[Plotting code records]
>>>>

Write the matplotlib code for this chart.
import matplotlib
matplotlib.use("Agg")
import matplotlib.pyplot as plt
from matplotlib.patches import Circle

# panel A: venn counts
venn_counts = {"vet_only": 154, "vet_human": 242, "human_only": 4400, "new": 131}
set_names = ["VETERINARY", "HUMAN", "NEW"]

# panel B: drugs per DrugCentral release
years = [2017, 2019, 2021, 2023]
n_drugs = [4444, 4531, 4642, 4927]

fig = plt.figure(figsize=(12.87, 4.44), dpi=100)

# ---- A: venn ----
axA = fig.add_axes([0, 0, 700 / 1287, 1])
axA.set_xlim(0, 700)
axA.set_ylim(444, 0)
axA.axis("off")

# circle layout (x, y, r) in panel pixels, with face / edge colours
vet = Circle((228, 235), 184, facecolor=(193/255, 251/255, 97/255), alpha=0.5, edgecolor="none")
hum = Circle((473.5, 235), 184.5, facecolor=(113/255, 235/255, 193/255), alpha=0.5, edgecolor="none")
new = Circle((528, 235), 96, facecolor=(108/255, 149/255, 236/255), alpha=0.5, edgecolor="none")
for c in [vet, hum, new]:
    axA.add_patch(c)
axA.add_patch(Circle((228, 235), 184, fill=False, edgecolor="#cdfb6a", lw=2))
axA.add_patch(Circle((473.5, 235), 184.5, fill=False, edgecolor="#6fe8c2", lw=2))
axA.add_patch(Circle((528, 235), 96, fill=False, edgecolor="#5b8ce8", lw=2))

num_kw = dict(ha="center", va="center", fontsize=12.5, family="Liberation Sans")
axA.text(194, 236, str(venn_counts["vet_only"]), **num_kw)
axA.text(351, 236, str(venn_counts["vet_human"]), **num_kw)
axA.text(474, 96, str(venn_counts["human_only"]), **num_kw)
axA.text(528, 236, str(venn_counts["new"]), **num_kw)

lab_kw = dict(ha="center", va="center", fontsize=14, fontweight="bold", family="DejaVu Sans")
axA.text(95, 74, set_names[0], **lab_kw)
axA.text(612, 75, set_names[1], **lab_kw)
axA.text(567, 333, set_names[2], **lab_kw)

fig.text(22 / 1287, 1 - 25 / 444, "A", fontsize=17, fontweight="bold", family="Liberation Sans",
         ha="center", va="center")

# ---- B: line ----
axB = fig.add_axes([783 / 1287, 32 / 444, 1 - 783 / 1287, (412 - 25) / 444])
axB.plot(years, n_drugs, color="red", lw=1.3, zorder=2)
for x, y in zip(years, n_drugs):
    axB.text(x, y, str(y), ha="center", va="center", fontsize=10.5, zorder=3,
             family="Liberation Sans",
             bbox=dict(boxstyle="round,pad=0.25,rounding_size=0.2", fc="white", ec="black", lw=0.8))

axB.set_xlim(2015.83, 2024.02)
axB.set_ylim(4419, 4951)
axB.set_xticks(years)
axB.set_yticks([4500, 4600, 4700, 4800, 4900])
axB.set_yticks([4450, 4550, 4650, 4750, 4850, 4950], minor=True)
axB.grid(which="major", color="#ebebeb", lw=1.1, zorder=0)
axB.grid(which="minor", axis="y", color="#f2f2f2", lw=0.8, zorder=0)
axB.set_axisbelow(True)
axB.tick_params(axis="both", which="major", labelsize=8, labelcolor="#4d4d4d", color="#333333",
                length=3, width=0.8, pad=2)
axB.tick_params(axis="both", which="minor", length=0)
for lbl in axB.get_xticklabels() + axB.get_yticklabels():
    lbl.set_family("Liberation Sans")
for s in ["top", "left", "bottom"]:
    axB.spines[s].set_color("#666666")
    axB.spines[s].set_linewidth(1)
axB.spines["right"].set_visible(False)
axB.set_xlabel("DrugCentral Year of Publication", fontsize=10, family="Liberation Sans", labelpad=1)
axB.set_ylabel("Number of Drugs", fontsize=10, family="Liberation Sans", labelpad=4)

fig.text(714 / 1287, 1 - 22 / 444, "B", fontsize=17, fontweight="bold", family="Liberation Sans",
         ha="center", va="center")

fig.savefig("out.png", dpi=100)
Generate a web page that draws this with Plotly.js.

<<<<

__TASK TO CARRY OUT__
Copy out all of the records shown above exactly.

__SOLUTION TO THIS EXERCISE__
Write the matplotlib code for this chart.
import matplotlib
matplotlib.use("Agg")
import matplotlib.pyplot as plt
from matplotlib.patches import Circle

# panel A: venn counts
venn_counts = {"vet_only": 154, "vet_human": 242, "human_only": 4400, "new": 131}
set_names = ["VETERINARY", "HUMAN", "NEW"]

# panel B: drugs per DrugCentral release
years = [2017, 2019, 2021, 2023]
n_drugs = [4444, 4531, 4642, 4927]

fig = plt.figure(figsize=(12.87, 4.44), dpi=100)

# ---- A: venn ----
axA = fig.add_axes([0, 0, 700 / 1287, 1])
axA.set_xlim(0, 700)
axA.set_ylim(444, 0)
axA.axis("off")

# circle layout (x, y, r) in panel pixels, with face / edge colours
vet = Circle((228, 235), 184, facecolor=(193/255, 251/255, 97/255), alpha=0.5, edgecolor="none")
hum = Circle((473.5, 235), 184.5, facecolor=(113/255, 235/255, 193/255), alpha=0.5, edgecolor="none")
new = Circle((528, 235), 96, facecolor=(108/255, 149/255, 236/255), alpha=0.5, edgecolor="none")
for c in [vet, hum, new]:
    axA.add_patch(c)
axA.add_patch(Circle((228, 235), 184, fill=False, edgecolor="#cdfb6a", lw=2))
axA.add_patch(Circle((473.5, 235), 184.5, fill=False, edgecolor="#6fe8c2", lw=2))
axA.add_patch(Circle((528, 235), 96, fill=False, edgecolor="#5b8ce8", lw=2))

num_kw = dict(ha="center", va="center", fontsize=12.5, family="Liberation Sans")
axA.text(194, 236, str(venn_counts["vet_only"]), **num_kw)
axA.text(351, 236, str(venn_counts["vet_human"]), **num_kw)
axA.text(474, 96, str(venn_counts["human_only"]), **num_kw)
axA.text(528, 236, str(venn_counts["new"]), **num_kw)

lab_kw = dict(ha="center", va="center", fontsize=14, fontweight="bold", family="DejaVu Sans")
axA.text(95, 74, set_names[0], **lab_kw)
axA.text(612, 75, set_names[1], **lab_kw)
axA.text(567, 333, set_names[2], **lab_kw)

fig.text(22 / 1287, 1 - 25 / 444, "A", fontsize=17, fontweight="bold", family="Liberation Sans",
         ha="center", va="center")

# ---- B: line ----
axB = fig.add_axes([783 / 1287, 32 / 444, 1 - 783 / 1287, (412 - 25) / 444])
axB.plot(years, n_drugs, color="red", lw=1.3, zorder=2)
for x, y in zip(years, n_drugs):
    axB.text(x, y, str(y), ha="center", va="center", fontsize=10.5, zorder=3,
             family="Liberation Sans",
             bbox=dict(boxstyle="round,pad=0.25,rounding_size=0.2", fc="white", ec="black", lw=0.8))

axB.set_xlim(2015.83, 2024.02)
axB.set_ylim(4419, 4951)
axB.set_xticks(years)
axB.set_yticks([4500, 4600, 4700, 4800, 4900])
axB.set_yticks([4450, 4550, 4650, 4750, 4850, 4950], minor=True)
axB.grid(which="major", color="#ebebeb", lw=1.1, zorder=0)
axB.grid(which="minor", axis="y", color="#f2f2f2", lw=0.8, zorder=0)
axB.set_axisbelow(True)
axB.tick_params(axis="both", which="major", labelsize=8, labelcolor="#4d4d4d", color="#333333",
                length=3, width=0.8, pad=2)
axB.tick_params(axis="both", which="minor", length=0)
for lbl in axB.get_xticklabels() + axB.get_yticklabels():
    lbl.set_family("Liberation Sans")
for s in ["top", "left", "bottom"]:
    axB.spines[s].set_color("#666666")
    axB.spines[s].set_linewidth(1)
axB.spines["right"].set_visible(False)
axB.set_xlabel("DrugCentral Year of Publication", fontsize=10, family="Liberation Sans", labelpad=1)
axB.set_ylabel("Number of Drugs", fontsize=10, family="Liberation Sans", labelpad=4)

fig.text(714 / 1287, 1 - 22 / 444, "B", fontsize=17, fontweight="bold", family="Liberation Sans",
         ha="center", va="center")

fig.savefig("out.png", dpi=100)
Generate a web page that draws this with Plotly.js.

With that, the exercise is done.